室町時代が始まり南北朝の騒乱が一段落すると、日本刀は史上初の輸出品、メイドインジャパンとなり、十万振以上の日本刀が明王朝や李氏朝鮮、そして琉球王国を介して、東南アジアにまで広く輸出されました。
刀鍛冶が生産した鉄砲
日本が日本刀を海外に輸出していた真っ最中の戦国時代中期の天文十二年(1543年)九州は種子島に明の大船が到着、その船に乗り込んでいた牟良叔舎、喜利志多佗孟多という外国人が所持していたのが、種子島銃、すなわち鉄砲でした。
種子島の領主、種子島時堯は賢明な人物で、二人の異人から鉄砲を二挺購入し、一挺を刀鍛冶の八板金兵衛と篠河小四郎に託して、同じ銃を造れと命じたのです。金兵衛と小四郎は、説明書一つない鉄砲の製造に悪戦苦闘しますが、当時の日本に存在しなかったバネや螺子に至るまでを苦心しながら開発し、一年で模造品を完成させたと言われています。
この時に鉄砲製造に役に立ったのが日本刀を製造する技術でした。鉄砲は、厚みのある熱した鉄を叩いて芯に巻き付けて製造しますが、熱した鉄を円筒形に生成するのは大変な技術が必要でした。しかし、日本刀を製造する上で、刀身を反らせたり、鉄を二重に巻きつけて強度を増すような技術を習得していた刀鍛冶は、火薬の爆発に耐えうる鉄砲を産み出したのです。

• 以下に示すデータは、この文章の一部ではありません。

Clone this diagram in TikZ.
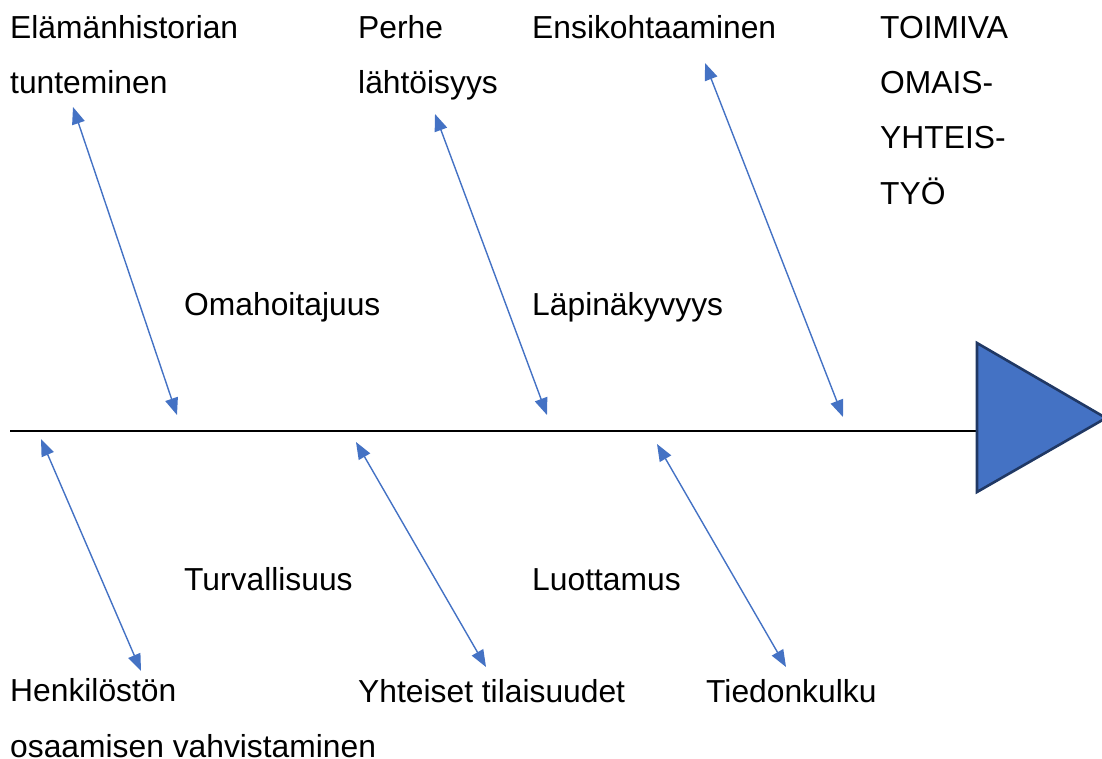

種子島で誕生した日本製鉄砲は、そこから和歌山県の根来寺、近江の国友村、大阪の堺に伝播し戦国時代という時代風潮もあり、新兵器として量産を開始します。しかし、どんな大名でも鉄砲を欲しがったか?と言えばそうでもなく、非常に高価な鉄砲を数を揃える事が出来、付随する、鉛、硫黄、硝石を安定して調達できる大名だけが、大量の鉄砲の集中運用という戦国時代を変える戦術の革新を成し遂げる事になりました。
そう!楽市楽座を置いて商業の自由化を図り、各地の主要な港を抑えて物流を支配下におき、各地の街道を拡げ、江戸時代の五街道に先駆け各国の交通網を整備した尾張の戦国大名、織田信長こそが、鉄砲の性能を最も引き出し長篠の戦いで勝利したのは自然のなりゆきだったのです。
鉄の日本史ライターkawausoの独り言
鎌倉から室町時代、鉄の加工手段である鍛造と鋳造はそれぞれに大きな発展を迎えます。鋳造は仏教と結びつき、仏像、仏具、梵鐘等の鋳造を通じて、技術を高め茶の湯道具である茶釜を技術品の位置にまで高め、それは戦国大名も魅了しました。もう一方の鍛造は、奈良時代から蝦夷討伐や、平安時代以後の武士や僧兵の誕生により、刀剣需要が拡大する事で、五畿七道に刀鍛冶の様々な流派が誕生します。後鳥羽院の肝煎りもあり、平安末には日本刀が完成、戦乱が終息する室町時代には、日本初の輸出品として広く海外に輸出されます。
そして、その鍛造技術は、鉄砲が伝来するや刀鍛冶の技術を応用する事で、たちまちのうちにこれをコピー改良し、大量の鉄砲と鉛、硫黄、硝石を集める事が出来た戦国大名、織田信長による天下統一を大きく後押ししたのです。